February 22, 2012

Academic spaces, defences, relationships


This week, as I was reading Lionel Corbett's The Religious Function of the Psyche, I found myself thinking about how I still feel driven to respond “academically” to these readings; that even though I "know" that the response of each of my human dimensions is valid—that, indeed, psyche can and will respond using a host of channels including the mind, the body, the heart, the vital energy, the spirit—somehow, subconsciously, I have still been ranking the academic response above other responses. Of course, there are times when an academic question is present foremost and most insistently before me. But when, as in this week’s reading, what snags my attention is the personal, I find myself hesitating to pick up that thread. I suppose the risk feels too great to the self: it would need to reveal too much of itself in a setting that, according to conventional accounts, is mostly not conducive to confessions or a subjective mediation.
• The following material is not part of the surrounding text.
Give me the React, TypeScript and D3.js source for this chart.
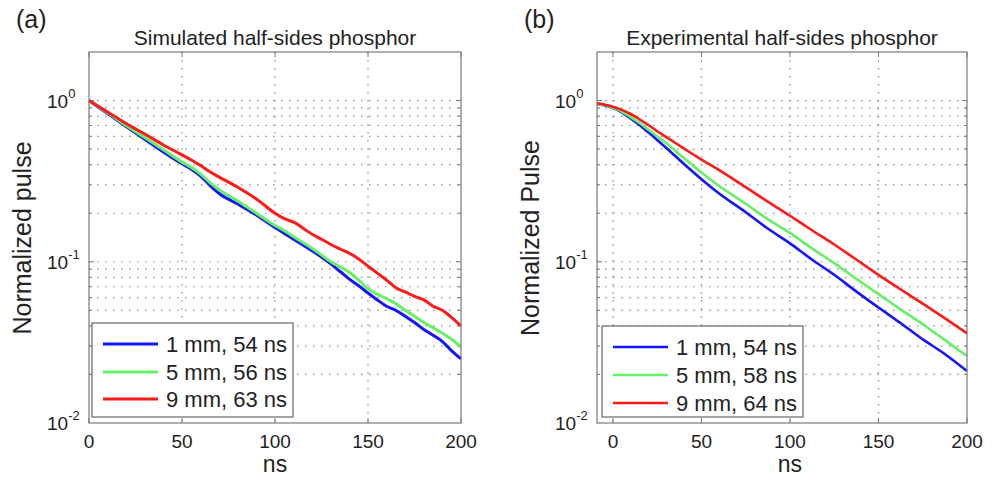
import React from 'react';
import * as d3 from 'd3';

const FONT = '"Liberation Sans", Arial, Helvetica, sans-serif';

// (a) simulated
const simNs = [0, 10, 20, 30, 40, 50, 55, 60, 65, 70, 80, 90, 100, 105, 110, 120, 125, 130, 135, 140, 145, 150, 155, 160, 165, 170, 175, 180, 185, 190, 195, 200];
const sim1mm = [1.0, 0.83, 0.69, 0.575, 0.48, 0.405, 0.375, 0.34, 0.298, 0.265, 0.228, 0.195, 0.163, 0.15, 0.138, 0.117, 0.107, 0.097, 0.087, 0.078, 0.071, 0.064, 0.058, 0.053, 0.05, 0.046, 0.042, 0.038, 0.035, 0.032, 0.028, 0.025];
const sim5mm = [1.0, 0.84, 0.7, 0.59, 0.495, 0.415, 0.385, 0.35, 0.31, 0.28, 0.238, 0.2, 0.168, 0.156, 0.143, 0.121, 0.11, 0.1, 0.093, 0.086, 0.077, 0.068, 0.063, 0.059, 0.055, 0.05, 0.046, 0.042, 0.039, 0.036, 0.033, 0.0296];
const sim9mm = [1.0, 0.85, 0.72, 0.62, 0.53, 0.46, 0.428, 0.395, 0.362, 0.335, 0.29, 0.245, 0.2, 0.185, 0.176, 0.148, 0.138, 0.128, 0.12, 0.113, 0.104, 0.094, 0.085, 0.077, 0.069, 0.065, 0.061, 0.058, 0.053, 0.05, 0.045, 0.04];
const simLegend = ['1 mm, 54 ns', '5 mm, 56 ns', '9 mm, 63 ns'];

// (b) experimental
const expNs = [-9, -5, 0, 5, 10, 15, 20, 25, 30, 40, 50, 60, 75, 87, 100, 112, 125, 137, 150, 162, 175, 187, 200];
const exp1mm = [0.95, 0.935, 0.9, 0.845, 0.775, 0.705, 0.635, 0.57, 0.51, 0.405, 0.325, 0.265, 0.203, 0.162, 0.13, 0.104, 0.083, 0.066, 0.052, 0.042, 0.033, 0.027, 0.021];
const exp5mm = [0.95, 0.937, 0.905, 0.855, 0.79, 0.725, 0.66, 0.6, 0.545, 0.44, 0.358, 0.295, 0.229, 0.185, 0.151, 0.122, 0.098, 0.079, 0.063, 0.051, 0.041, 0.033, 0.026];
const exp9mm = [0.96, 0.945, 0.915, 0.875, 0.825, 0.765, 0.705, 0.645, 0.595, 0.505, 0.43, 0.37, 0.29, 0.238, 0.193, 0.158, 0.128, 0.104, 0.083, 0.068, 0.055, 0.045, 0.036];
const expLegend = ['1 mm, 54 ns', '5 mm, 58 ns', '9 mm, 64 ns'];

const xTickValues = [0, 50, 100, 150, 200];
const yDecades = [-2, -1, 0];
const colors = ['#1414ff', '#66f066', '#ff1a1a'];

type PanelProps = {
  letter: string;
  title: string;
  yLabel: string;
  ns: number[];
  series: number[][];
  legend: string[];
  xMin: number;
  left: number;
  right: number;
  lineW: number;
  legendBox: { x: number; y: number; w: number; h: number; rows: number[] };
};

const top = 52;
const bottom = 423;

function Panel(p: PanelProps) {
  const x = d3.scaleLinear().domain([p.xMin, 200]).range([p.left, p.right]);
  const y = d3.scaleLog().domain([0.01, 2]).range([bottom, top]);

  const minors: number[] = [];
  yDecades.forEach(k => {
    for (let m = 1; m <= 9; m++) {
      const v = m * Math.pow(10, k);
      if (v > 0.01 && v < 2) minors.push(v);
    }
  });

  const line = d3.line<number>()
    .x((_, i) => x(p.ns[i]))
    .y(d => y(d))
    .curve(d3.curveMonotoneX);

  const grid = '#8a8a8a';
  const border = '#7a7a7a';
  const cx = (p.left + p.right) / 2;
  const lb = p.legendBox;

  return (
    <g fontFamily={FONT} fill="#222">
      <text x={p.left - 73} y={28} fontSize={25}>{p.letter}</text>
      <text x={cx} y={45} fontSize={21} textAnchor="middle">{p.title}</text>

      {/* grid */}
      {minors.map(v => (
        <line key={'h' + v} x1={p.left} x2={p.right} y1={y(v)} y2={y(v)}
          stroke={grid} strokeWidth={1.2} strokeDasharray="1.5 6.5" />
      ))}
      {xTickValues.filter(t => x(t) > p.left + 1 && x(t) < p.right - 1).map(t => (
        <line key={'v' + t} x1={x(t)} x2={x(t)} y1={top} y2={bottom}
          stroke={grid} strokeWidth={1.2} strokeDasharray="1.5 6.5" />
      ))}

      {/* ticks */}
      {xTickValues.map(t => (
        <g key={'xt' + t}>
          <line x1={x(t)} x2={x(t)} y1={bottom} y2={bottom - 5} stroke={border} />
          <line x1={x(t)} x2={x(t)} y1={top} y2={top + 5} stroke={border} />
          <text x={x(t)} y={448} fontSize={19} textAnchor="middle">{t}</text>
        </g>
      ))}
      {minors.map(v => {
        const major = Math.abs(Math.log10(v) - Math.round(Math.log10(v))) < 1e-9;
        const len = major ? 5 : 3;
        return (
          <g key={'yt' + v}>
            <line x1={p.left} x2={p.left + len} y1={y(v)} y2={y(v)} stroke={border} />
            <line x1={p.right} x2={p.right - len} y1={y(v)} y2={y(v)} stroke={border} />
          </g>
        );
      })}
      {yDecades.map(k => (
        <text key={'yl' + k} x={p.left - 42} y={y(Math.pow(10, k)) + 7} fontSize={19}>
          10<tspan dy={-10} fontSize={13}>{k === 0 ? '0' : String(k)}</tspan>
        </text>
      ))}

      <text fontSize={25} textAnchor="middle"
        transform={`translate(${p.left - 58},238) rotate(-90)`}>{p.yLabel}</text>
      <text x={x(100)} y={472} fontSize={23} textAnchor="middle">ns</text>

      {/* curves */}
      {p.series.map((s, i) => (
        <path key={'s' + i} d={line(s) ?? ''} fill="none" stroke={colors[i]}
          strokeWidth={p.lineW} strokeLinejoin="round" />
      ))}

      <rect x={p.left} y={top} width={p.right - p.left} height={bottom - top}
        fill="none" stroke={border} strokeWidth={1.2} />

      {/* legend */}
      <rect x={lb.x} y={lb.y} width={lb.w} height={lb.h} fill="#fff" stroke="#666" strokeWidth={1.2} />
      {p.legend.map((name, i) => (
        <g key={'lg' + i}>
          <line x1={lb.x + 11} x2={lb.x + 66} y1={lb.rows[i]} y2={lb.rows[i]}
            stroke={colors[i]} strokeWidth={p.lineW} />
          <text x={lb.x + 74} y={lb.rows[i] + 7.5} fontSize={22}>{name}</text>
        </g>
      ))}
    </g>
  );
}

export default function App() {
  return (
    <svg width={995} height={480} style={{ position: 'absolute', left: 0, top: 0, background: '#fff' }}>
      <rect width={995} height={480} fill="#fff" />
      <Panel letter="(a)" title="Simulated half-sides phosphor" yLabel="Normalized pulse"
        ns={simNs} series={[sim1mm, sim5mm, sim9mm]} legend={simLegend}
        xMin={0} left={89} right={461} lineW={3}
        legendBox={{ x: 92, y: 323, w: 201, h: 94, rows: [344, 372, 399] }} />
      <Panel letter="(b)" title="Experimental half-sides phosphor" yLabel="Normalized Pulse"
        ns={expNs} series={[exp1mm, exp5mm, exp9mm]} legend={expLegend}
        xMin={-9} left={597} right={967} lineW={2.6}
        legendBox={{ x: 602, y: 326, w: 201, h: 91, rows: [347, 375, 403] }} />
    </svg>
  );
}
Can a pedagogical space hold—provide a container for—the self as it is being transformed, and its narratives of transformation? If so, are there limits to be observed, and how are those limits determined—who determines them?

And then: how much of my questioning points to—uncovers—a “defence” as defined by Heinz Kohut: the nub where my personal self is feeling endangered?  
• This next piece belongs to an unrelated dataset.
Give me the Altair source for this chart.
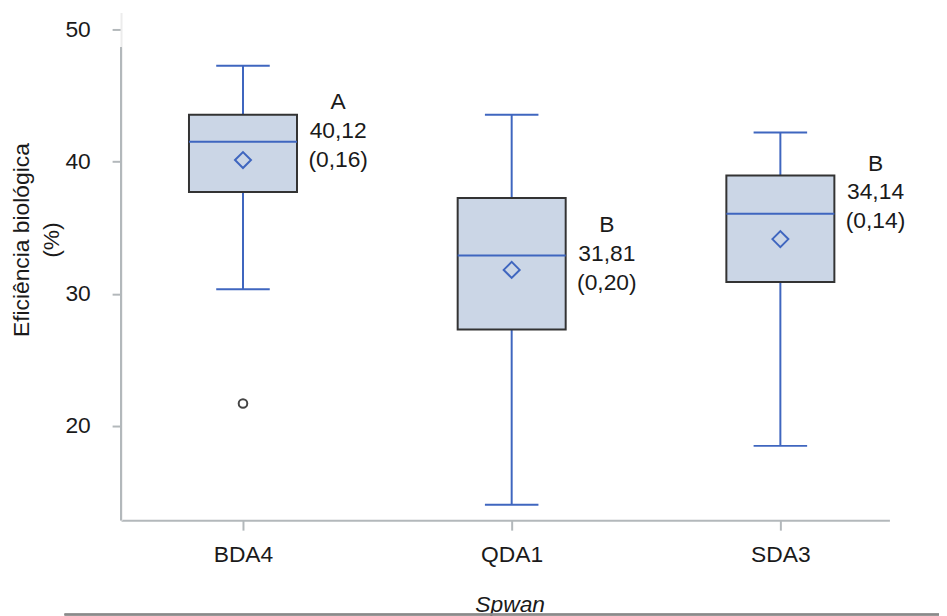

My attention repeatedly got drawn to Corbett’s contention that intense affect always has a transpersonal origin, and that the intersubjective psychic field created between the two (or more) persons relating is both personal and transpersonal. I started thinking about my previous intimate relationships and the difficulties I faced during them: although viewing these relationships as a point of growth, to the extent that I cannot imagine who I would be today had I not gone through these encounters and experiences, I have also, somewhere, held myself responsible for getting into these relationships and staying in them, and for the choices I made during them. There is a sense of guilt and shame.

The transpersonal perspective changes what I am looking at. In this light, my relationships become numinous experiences, chosen by Self to help me meet and heal unmet selfobject needs, so that it can incarnate. I cannot choose my path of individuation: my personal self cannot. It is the ego, the narcissistic self, which regards certain experiences on its path of individuation with guilt and shame, wanting to control what it experiences and how, how it grows and heals, based on a certain notion it has of its own identity! The ego resists letting go at every stage—isn’t it incredible—forgetting or ignoring (too optimistically) that it is the Self that is actually in charge. But the Self knows this tendency of the personality, and, as Corbett puts it: “Areas of fragility within the personality are essential aspects of religious experience” (37).